XXII. Beaucoup ne savent ni désavouer ce qu’ils ont reçu ni le rendre : ni assez bons pour être reconnaissants, ni assez méchants pour être ingrats ; c’est négligence, c’est lenteur ; débiteurs en retard, non insolvables. Ceux-là je ne les sommerai point, je les avertirai, je les ramènerai au devoir dont d’autres soins les distrayaient ; ils me répondront aussitôt : « Pardon ; en vérité j’ignorais que tu en eusses besoin ; sans quoi je me fusse empressé de te l’offrir. Ne me prends pas, je te prie, pour un ingrat ; je n’ai pas oublié ce que tu as fait pour moi. » Pourquoi donc hésiterais-je à rendre de pareils hommes meilleurs et pour eux et pour moi ? J’empêcherai qui je pourrai de manquer au devoir, et mon ami bien plus qu’un autre, s’il y devait surtout manquer envers moi.

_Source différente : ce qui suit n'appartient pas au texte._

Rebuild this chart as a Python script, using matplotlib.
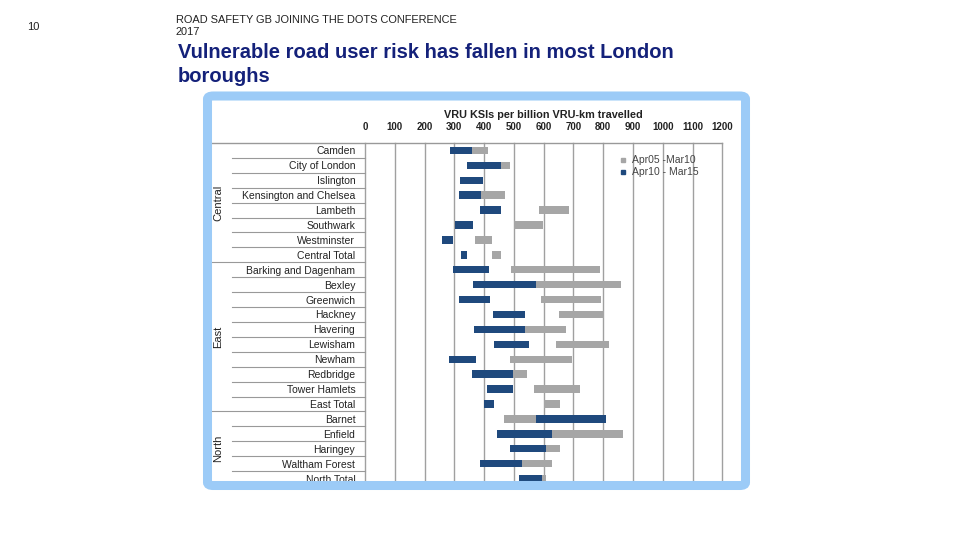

Je lui rends un nouveau service si je le sauve de l’ingratitude ; et non point par de durs reproches, mais le plus délicatement possible, pour le laisser maître de s’acquitter, je réveillerai ses souvenirs : je lui demanderai un service : il comprendra de lui-même que je redemande. Parfois j’emploierai une certaine rudesse de paroles, si j’ai l’espoir qu’il puisse s’amender ; car, s’il est incurable, je me garderai par cela même de le tourmenter, et d’un ingrat je ne me ferai pas un ennemi. Sans doute épargner à l’ingrat l’aiguillon des avertissements c’est le rendre plus paresseux encore à s’acquitter. Mais les âmes que l’on peut guérir et ramener au bien, au moindre remords qu’on éveille, devra-t-on les laisser se perdre faute d’une seule représentation qui suffit au père pour corriger le fils, à l’épouse pour rappeler à elle l’époux qui s’égarait, à l’ami pour réchauffer la tiédeur d’un ami ?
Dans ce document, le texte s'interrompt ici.